WHAT YOU SHOULD DO. Exactly as written, please set down all of the entries again, with no pictures.

RECORDS SHOWN.
##############################

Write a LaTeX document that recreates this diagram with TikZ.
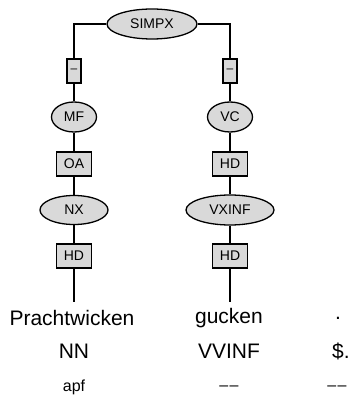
\documentclass[tikz,border=0pt]{standalone}
\usepackage{fontspec}
\setmainfont{Liberation Sans}
\usetikzlibrary{shapes.geometric}
\definecolor{nodegray}{HTML}{D9D9D9}
\tikzset{
  cat/.style={ellipse, draw, fill=nodegray, line width=1.3pt, inner sep=0pt, font=\fontsize{14}{16}\selectfont},
  edgelab/.style={rectangle, draw, fill=nodegray, line width=1.3pt, inner sep=0pt, minimum width=35pt, minimum height=24pt, font=\fontsize{14}{16}\selectfont},
  dashlab/.style={rectangle, draw, fill=nodegray, line width=1.3pt, inner sep=0pt, minimum width=14pt, minimum height=24pt, font=\fontsize{12}{14}\selectfont},
  conn/.style={line width=1.3pt},
  word/.style={inner sep=2pt, font=\fontsize{21}{24}\selectfont},
  morph/.style={inner sep=0pt, font=\fontsize{16}{18}\selectfont}
}
\begin{document}
\begin{tikzpicture}[x=1pt,y=-1pt]
\useasboundingbox (0,0) rectangle (352,414);
\node[cat, minimum width=90pt, minimum height=30pt] (simpx) at (152,24) {SIMPX};
\node[dashlab] (d1) at (74,71) {–};
\node[dashlab] (d2) at (230,71) {–};
\node[cat, minimum width=45pt, minimum height=30pt] (mf) at (74,117) {MF};
\node[cat, minimum width=45pt, minimum height=30pt] (vc) at (230,117) {VC};
\node[edgelab] (oa) at (74,164) {OA};
\node[edgelab] (hd1) at (230,164) {HD};
\node[cat, minimum width=68pt, minimum height=29pt] (nx) at (74,210) {NX};
\node[cat, minimum width=88pt, minimum height=30pt] (vxinf) at (230,210) {VXINF};
\node[edgelab] (hd2) at (74,256) {HD};
\node[edgelab] (hd3) at (230,256) {HD};
\coordinate (e1) at (74,302);
\coordinate (e2) at (230,302);
\node[word] (w1) at (72,318) {Prachtwicken};
\node[word] (w2) at (229,318) {gucken};
\node[word] (w3) at (338,318) {.};
\node[word] (t1) at (74,351) {NN};
\node[word] (t2) at (229,351) {VVINF};
\node[word] (t3) at (341,351) {\$.};
\node[morph] (m1) at (74,387) {apf};
\node[morph] (m2) at (229,388) {–\kern1.5pt–};
\node[morph] (m3) at (337,388) {–\kern1.5pt–};
\draw[conn] (simpx.west) -| (d1.north);
\draw[conn] (simpx.east) -| (d2.north);
\draw[conn] (d1) -- (mf);
\draw[conn] (d2) -- (vc);
\draw[conn] (mf) -- (oa);
\draw[conn] (vc) -- (hd1);
\draw[conn] (oa) -- (nx);
\draw[conn] (hd1) -- (vxinf);
\draw[conn] (nx) -- (hd2);
\draw[conn] (vxinf) -- (hd3);
\draw[conn] (hd2) -- (e1);
\draw[conn] (hd3) -- (e2);
\end{tikzpicture}
\end{document}
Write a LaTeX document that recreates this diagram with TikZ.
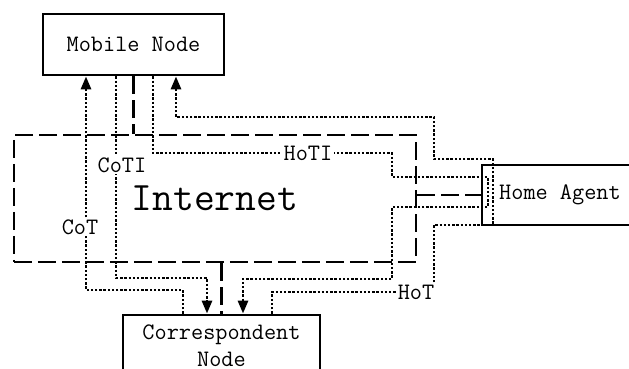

##############################

COMPLETE RESPONSE.
Write a LaTeX document that recreates this diagram with TikZ.
\documentclass[tikz,border=0pt]{standalone}
\usepackage{fontspec}
\setmainfont{Liberation Sans}
\usetikzlibrary{shapes.geometric}
\definecolor{nodegray}{HTML}{D9D9D9}
\tikzset{
  cat/.style={ellipse, draw, fill=nodegray, line width=1.3pt, inner sep=0pt, font=\fontsize{14}{16}\selectfont},
  edgelab/.style={rectangle, draw, fill=nodegray, line width=1.3pt, inner sep=0pt, minimum width=35pt, minimum height=24pt, font=\fontsize{14}{16}\selectfont},
  dashlab/.style={rectangle, draw, fill=nodegray, line width=1.3pt, inner sep=0pt, minimum width=14pt, minimum height=24pt, font=\fontsize{12}{14}\selectfont},
  conn/.style={line width=1.3pt},
  word/.style={inner sep=2pt, font=\fontsize{21}{24}\selectfont},
  morph/.style={inner sep=0pt, font=\fontsize{16}{18}\selectfont}
}
\begin{document}
\begin{tikzpicture}[x=1pt,y=-1pt]
\useasboundingbox (0,0) rectangle (352,414);
\node[cat, minimum width=90pt, minimum height=30pt] (simpx) at (152,24) {SIMPX};
\node[dashlab] (d1) at (74,71) {–};
\node[dashlab] (d2) at (230,71) {–};
\node[cat, minimum width=45pt, minimum height=30pt] (mf) at (74,117) {MF};
\node[cat, minimum width=45pt, minimum height=30pt] (vc) at (230,117) {VC};
\node[edgelab] (oa) at (74,164) {OA};
\node[edgelab] (hd1) at (230,164) {HD};
\node[cat, minimum width=68pt, minimum height=29pt] (nx) at (74,210) {NX};
\node[cat, minimum width=88pt, minimum height=30pt] (vxinf) at (230,210) {VXINF};
\node[edgelab] (hd2) at (74,256) {HD};
\node[edgelab] (hd3) at (230,256) {HD};
\coordinate (e1) at (74,302);
\coordinate (e2) at (230,302);
\node[word] (w1) at (72,318) {Prachtwicken};
\node[word] (w2) at (229,318) {gucken};
\node[word] (w3) at (338,318) {.};
\node[word] (t1) at (74,351) {NN};
\node[word] (t2) at (229,351) {VVINF};
\node[word] (t3) at (341,351) {\$.};
\node[morph] (m1) at (74,387) {apf};
\node[morph] (m2) at (229,388) {–\kern1.5pt–};
\node[morph] (m3) at (337,388) {–\kern1.5pt–};
\draw[conn] (simpx.west) -| (d1.north);
\draw[conn] (simpx.east) -| (d2.north);
\draw[conn] (d1) -- (mf);
\draw[conn] (d2) -- (vc);
\draw[conn] (mf) -- (oa);
\draw[conn] (vc) -- (hd1);
\draw[conn] (oa) -- (nx);
\draw[conn] (hd1) -- (vxinf);
\draw[conn] (nx) -- (hd2);
\draw[conn] (vxinf) -- (hd3);
\draw[conn] (hd2) -- (e1);
\draw[conn] (hd3) -- (e2);
\end{tikzpicture}
\end{document}
Write a LaTeX document that recreates this diagram with TikZ.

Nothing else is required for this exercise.